While Microsoft has been busy building Storage Space Direct as a hyper-converged, software-defined storage platform for its Hyper-V hypervisor – it also built a robust replicating file system suitable for SQL Server and even highly-available File Services platforms.
Storage vendors are starting to introduce Optane storage class memory as a caching layer, with HPE announcing this for its 3PAR and Nimble lines last week. Pure Storage and NetApp are also busy working with storage class memory for their products and integrating NVMe into already shipping products.
Microsoft, for its part, has been busy building out support for its Storage Spaces Direct feature, which pools direct attached storage into a software SAN within Windows 2016 servers. And about 2 years ago, during Microsoft Ignite 2016, Microsoft announced support for SQL Server 2016 on Storage Spaces Direct. While it didn’t click initially, the use of NVMe and even Storage Class Memory with Storage Spaces direct may drive adoption for uses other than Hyper-V in many environments.
Storage Spaces Direct offers benefits and flexibility that traditional storage arrays do not. While storage vendors are busy trying to establish ways to handle NVMe on fabric, Storage Spaces Direct and its use of RDMA have already solved some of these issues.
NVMe bypasses the traditional SCSI protocol for storage and uses its own protocol. In a lot of use cases, it is not ready for prime time because it lacks the robust features like multipathing and bus sharing. But under an SDS solution, NVMe can shine quite well.
The rise of high speed NVMe drives has given way to all sort of inventive ways to use them.
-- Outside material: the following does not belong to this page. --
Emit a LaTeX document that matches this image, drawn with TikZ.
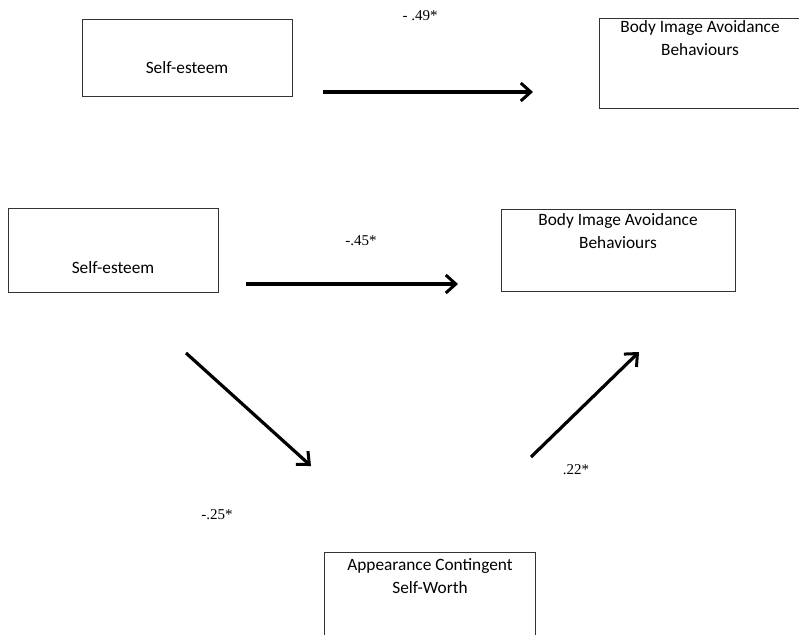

Hyperconverged architectures have been using NVMe for acceleration in their solutions for many years now, but with capacities of NVMe expanding, 2019 is going to be the year for primary storage shifting onto NVMe drives. Because of the added cost, however, you won’t see a mass market shift, but you’ll see the highest value workloads exploring ways to make NVMe its primary storage. I see a lot of bare bones arrays embracing NVMe rather than the big, traditional storage arrays whose data services (like compression and deduplication) would slow things down.